NON-FUNCTIONAL REQUIREMENTS (NFRs)

Scenarios can, with some effort (see Chapter 7, Negative Scenarios and Misuse Cases by Ian Alexander, in this volumes) be used to capture and at least indirectly document some kinds of requirements other than those directly describing system functions. But we ourselves document and indeed discover most of our NFRs by populating templates (e.g. Scenario Plus 2004, Volere 2004) and applying other conventional requirements approaches. When you know a system constraint or required quality, you simply don't need to go to the trouble of writing scenarios about it: it's quicker and more sensible just to write it as a requirement.

SUMMARY

We don't mean to sound negative—we think scenarios are wonderful and indispensable in process modelling and system development.
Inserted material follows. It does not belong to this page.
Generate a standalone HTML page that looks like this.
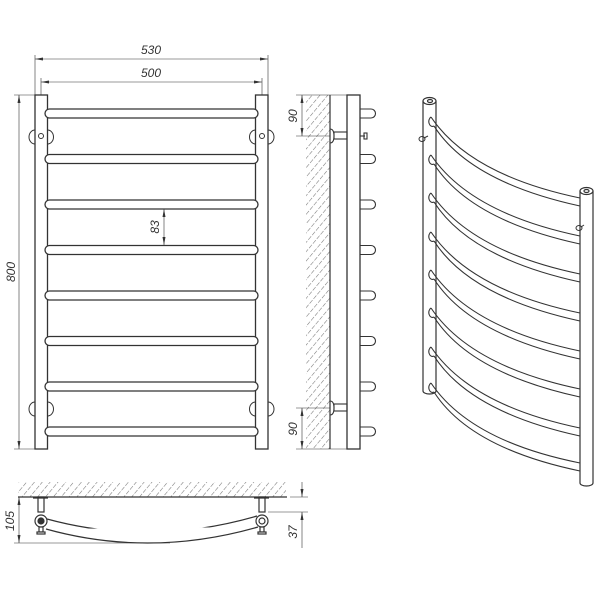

But scenarios don't do everything—certainly not now; and there are some things they will never do. Of course all these limitations are part of the challenge for scenario researchers, and opportunities for the future.

REFERENCES

Harel, D. and Marelly, R., Come, Let's Play: Scenario-Based Programming Using LSCs and the Play-Engine, Springer-Verlag, 2003

Jackson, M., Problem Frames: Analyzing and Structuring Software Development Problems, Addison-Wesley, 2001.

Polanyi, M., The Tacit Dimension, Doubleday & Co, 1966; Reprinted Peter Smith, Gloucester, MA, 1983.